→ **RAW DATA**
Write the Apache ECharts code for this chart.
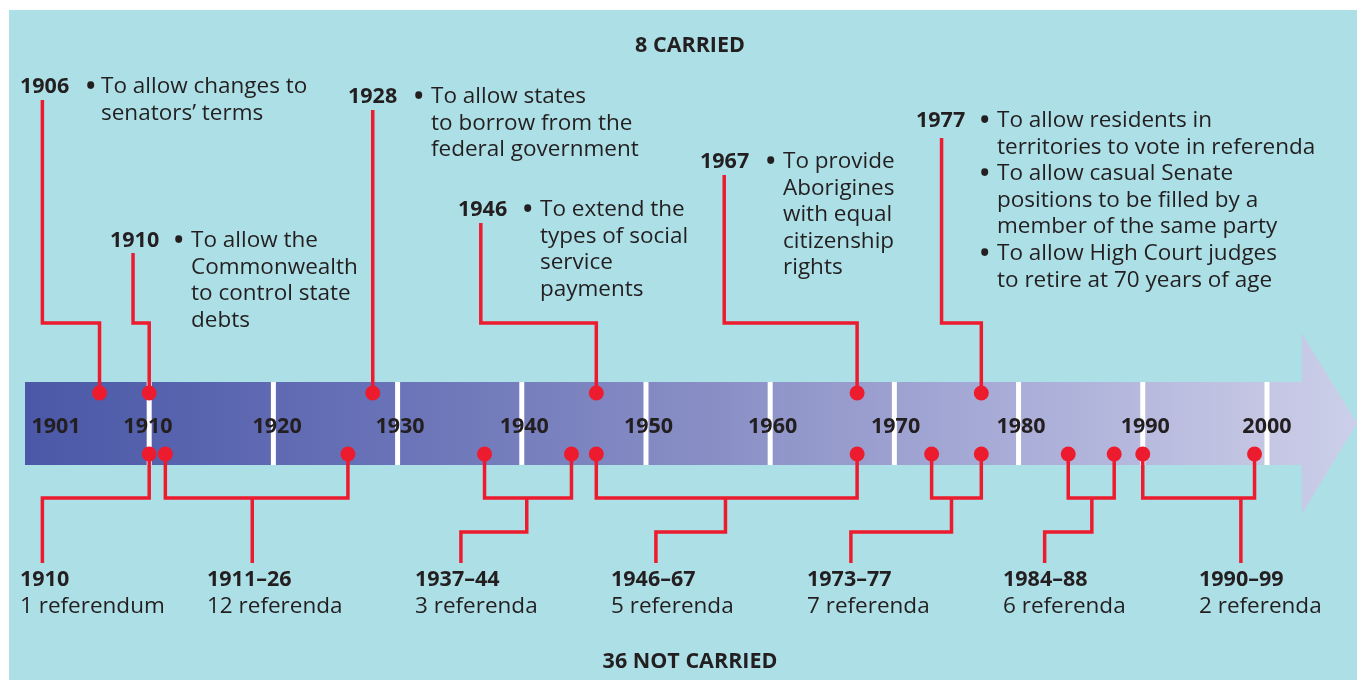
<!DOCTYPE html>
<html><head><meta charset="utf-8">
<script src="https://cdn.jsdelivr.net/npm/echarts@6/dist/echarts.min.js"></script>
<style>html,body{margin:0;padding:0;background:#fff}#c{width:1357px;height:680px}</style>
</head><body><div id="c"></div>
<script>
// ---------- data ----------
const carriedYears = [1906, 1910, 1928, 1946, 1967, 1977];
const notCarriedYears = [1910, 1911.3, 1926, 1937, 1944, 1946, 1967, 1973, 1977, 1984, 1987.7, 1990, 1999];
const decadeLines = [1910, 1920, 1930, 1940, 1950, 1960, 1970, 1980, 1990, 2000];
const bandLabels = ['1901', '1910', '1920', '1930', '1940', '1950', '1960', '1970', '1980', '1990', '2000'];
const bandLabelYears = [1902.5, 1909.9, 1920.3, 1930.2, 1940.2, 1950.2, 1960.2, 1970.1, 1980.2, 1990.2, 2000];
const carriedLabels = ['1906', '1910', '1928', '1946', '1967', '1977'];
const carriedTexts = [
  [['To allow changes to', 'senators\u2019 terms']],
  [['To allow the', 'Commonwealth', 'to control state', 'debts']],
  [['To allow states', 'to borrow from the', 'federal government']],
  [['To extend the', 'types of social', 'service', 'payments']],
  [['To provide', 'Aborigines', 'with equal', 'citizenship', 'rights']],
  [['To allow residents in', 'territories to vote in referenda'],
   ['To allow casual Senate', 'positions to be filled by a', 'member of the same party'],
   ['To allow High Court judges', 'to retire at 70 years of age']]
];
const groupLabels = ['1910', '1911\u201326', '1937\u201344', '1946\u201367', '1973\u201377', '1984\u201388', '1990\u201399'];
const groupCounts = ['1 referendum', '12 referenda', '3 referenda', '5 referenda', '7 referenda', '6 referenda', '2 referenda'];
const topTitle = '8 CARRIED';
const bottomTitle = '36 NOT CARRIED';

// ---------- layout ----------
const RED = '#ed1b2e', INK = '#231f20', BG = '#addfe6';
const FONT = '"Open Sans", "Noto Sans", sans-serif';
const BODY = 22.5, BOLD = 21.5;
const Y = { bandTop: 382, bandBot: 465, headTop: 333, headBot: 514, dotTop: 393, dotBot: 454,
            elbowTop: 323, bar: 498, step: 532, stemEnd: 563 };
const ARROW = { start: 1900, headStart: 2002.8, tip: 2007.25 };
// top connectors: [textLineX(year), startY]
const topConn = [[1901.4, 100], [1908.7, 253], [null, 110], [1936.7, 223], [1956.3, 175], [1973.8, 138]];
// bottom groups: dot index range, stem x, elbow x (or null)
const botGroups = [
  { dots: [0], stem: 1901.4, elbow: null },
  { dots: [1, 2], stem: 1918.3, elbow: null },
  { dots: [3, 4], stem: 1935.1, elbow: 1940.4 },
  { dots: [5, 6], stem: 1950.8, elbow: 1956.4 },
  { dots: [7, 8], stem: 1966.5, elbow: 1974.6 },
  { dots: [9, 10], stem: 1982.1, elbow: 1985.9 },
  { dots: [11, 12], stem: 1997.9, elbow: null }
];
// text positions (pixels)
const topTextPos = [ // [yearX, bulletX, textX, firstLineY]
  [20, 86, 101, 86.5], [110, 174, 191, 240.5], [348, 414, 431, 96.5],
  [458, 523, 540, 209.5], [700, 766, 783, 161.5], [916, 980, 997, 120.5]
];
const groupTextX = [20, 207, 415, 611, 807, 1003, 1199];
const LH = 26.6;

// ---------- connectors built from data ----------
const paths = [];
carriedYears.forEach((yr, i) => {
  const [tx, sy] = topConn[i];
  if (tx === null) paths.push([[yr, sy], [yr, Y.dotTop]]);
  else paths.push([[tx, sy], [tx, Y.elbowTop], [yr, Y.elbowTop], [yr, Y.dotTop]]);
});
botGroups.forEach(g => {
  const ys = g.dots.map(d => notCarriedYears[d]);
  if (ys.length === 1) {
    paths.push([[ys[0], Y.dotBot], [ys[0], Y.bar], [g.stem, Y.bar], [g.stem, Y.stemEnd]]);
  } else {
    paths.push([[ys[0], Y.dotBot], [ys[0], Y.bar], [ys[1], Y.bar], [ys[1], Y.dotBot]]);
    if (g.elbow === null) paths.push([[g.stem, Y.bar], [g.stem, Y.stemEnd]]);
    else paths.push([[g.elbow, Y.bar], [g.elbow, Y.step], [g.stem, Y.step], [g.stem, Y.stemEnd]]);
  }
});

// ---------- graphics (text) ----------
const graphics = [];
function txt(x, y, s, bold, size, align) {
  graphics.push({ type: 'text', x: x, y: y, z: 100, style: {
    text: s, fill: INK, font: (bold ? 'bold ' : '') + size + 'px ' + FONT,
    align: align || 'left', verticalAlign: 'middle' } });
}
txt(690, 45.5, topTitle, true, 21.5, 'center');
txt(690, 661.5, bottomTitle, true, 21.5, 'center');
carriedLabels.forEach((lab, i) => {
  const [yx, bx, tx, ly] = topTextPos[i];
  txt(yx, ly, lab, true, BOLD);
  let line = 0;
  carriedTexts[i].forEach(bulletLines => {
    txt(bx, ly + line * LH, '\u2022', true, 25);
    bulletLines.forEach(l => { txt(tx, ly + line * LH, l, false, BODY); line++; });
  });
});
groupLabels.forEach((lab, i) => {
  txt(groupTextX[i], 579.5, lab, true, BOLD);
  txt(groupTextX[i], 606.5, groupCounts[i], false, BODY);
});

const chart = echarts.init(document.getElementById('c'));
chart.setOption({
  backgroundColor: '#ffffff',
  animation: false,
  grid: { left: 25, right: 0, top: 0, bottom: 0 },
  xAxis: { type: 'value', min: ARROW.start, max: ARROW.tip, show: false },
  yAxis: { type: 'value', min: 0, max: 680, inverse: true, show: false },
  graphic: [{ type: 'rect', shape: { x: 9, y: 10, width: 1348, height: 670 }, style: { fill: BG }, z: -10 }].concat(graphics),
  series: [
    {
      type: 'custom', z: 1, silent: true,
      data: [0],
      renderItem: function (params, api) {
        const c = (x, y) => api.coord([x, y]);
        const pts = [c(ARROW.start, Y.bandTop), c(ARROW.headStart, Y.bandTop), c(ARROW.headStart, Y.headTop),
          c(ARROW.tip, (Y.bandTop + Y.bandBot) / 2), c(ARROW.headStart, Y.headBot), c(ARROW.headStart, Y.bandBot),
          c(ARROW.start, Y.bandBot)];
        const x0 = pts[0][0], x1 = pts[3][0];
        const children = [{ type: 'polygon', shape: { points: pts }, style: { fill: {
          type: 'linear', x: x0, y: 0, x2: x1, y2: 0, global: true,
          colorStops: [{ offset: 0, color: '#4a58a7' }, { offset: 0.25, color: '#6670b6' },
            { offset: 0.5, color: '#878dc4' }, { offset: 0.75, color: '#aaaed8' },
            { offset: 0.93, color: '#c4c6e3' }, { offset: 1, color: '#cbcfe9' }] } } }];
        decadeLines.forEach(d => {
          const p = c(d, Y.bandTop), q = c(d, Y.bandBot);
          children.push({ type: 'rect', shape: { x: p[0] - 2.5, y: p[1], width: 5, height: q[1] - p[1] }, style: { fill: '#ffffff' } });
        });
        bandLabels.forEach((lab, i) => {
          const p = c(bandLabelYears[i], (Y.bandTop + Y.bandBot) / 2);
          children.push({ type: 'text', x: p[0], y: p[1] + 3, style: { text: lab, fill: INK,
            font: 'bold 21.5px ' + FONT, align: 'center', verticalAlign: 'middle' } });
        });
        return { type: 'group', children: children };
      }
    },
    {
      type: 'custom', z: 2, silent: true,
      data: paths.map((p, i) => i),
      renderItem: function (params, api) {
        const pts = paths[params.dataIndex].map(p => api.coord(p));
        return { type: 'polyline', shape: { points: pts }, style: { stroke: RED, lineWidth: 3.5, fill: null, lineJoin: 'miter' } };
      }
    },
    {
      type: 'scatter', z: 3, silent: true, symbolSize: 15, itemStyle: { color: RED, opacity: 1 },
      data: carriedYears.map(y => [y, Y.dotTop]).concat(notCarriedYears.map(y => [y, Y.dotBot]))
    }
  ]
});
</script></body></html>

→ **EXERCISE**
Extract the lines exactly, please: the first line of the listing, the line with "const bottomTitle = '36 NOT CARRIED';", and every line between them, but no pictures.

→ **SOLUTION TO THE EXERCISE**
Write the Apache ECharts code for this chart.
<!DOCTYPE html>
<html><head><meta charset="utf-8">
<script src="https://cdn.jsdelivr.net/npm/echarts@6/dist/echarts.min.js"></script>
<style>html,body{margin:0;padding:0;background:#fff}#c{width:1357px;height:680px}</style>
</head><body><div id="c"></div>
<script>
// ---------- data ----------
const carriedYears = [1906, 1910, 1928, 1946, 1967, 1977];
const notCarriedYears = [1910, 1911.3, 1926, 1937, 1944, 1946, 1967, 1973, 1977, 1984, 1987.7, 1990, 1999];
const decadeLines = [1910, 1920, 1930, 1940, 1950, 1960, 1970, 1980, 1990, 2000];
const bandLabels = ['1901', '1910', '1920', '1930', '1940', '1950', '1960', '1970', '1980', '1990', '2000'];
const bandLabelYears = [1902.5, 1909.9, 1920.3, 1930.2, 1940.2, 1950.2, 1960.2, 1970.1, 1980.2, 1990.2, 2000];
const carriedLabels = ['1906', '1910', '1928', '1946', '1967', '1977'];
const carriedTexts = [
  [['To allow changes to', 'senators\u2019 terms']],
  [['To allow the', 'Commonwealth', 'to control state', 'debts']],
  [['To allow states', 'to borrow from the', 'federal government']],
  [['To extend the', 'types of social', 'service', 'payments']],
  [['To provide', 'Aborigines', 'with equal', 'citizenship', 'rights']],
  [['To allow residents in', 'territories to vote in referenda'],
   ['To allow casual Senate', 'positions to be filled by a', 'member of the same party'],
   ['To allow High Court judges', 'to retire at 70 years of age']]
];
const groupLabels = ['1910', '1911\u201326', '1937\u201344', '1946\u201367', '1973\u201377', '1984\u201388', '1990\u201399'];
const groupCounts = ['1 referendum', '12 referenda', '3 referenda', '5 referenda', '7 referenda', '6 referenda', '2 referenda'];
const topTitle = '8 CARRIED';
const bottomTitle = '36 NOT CARRIED';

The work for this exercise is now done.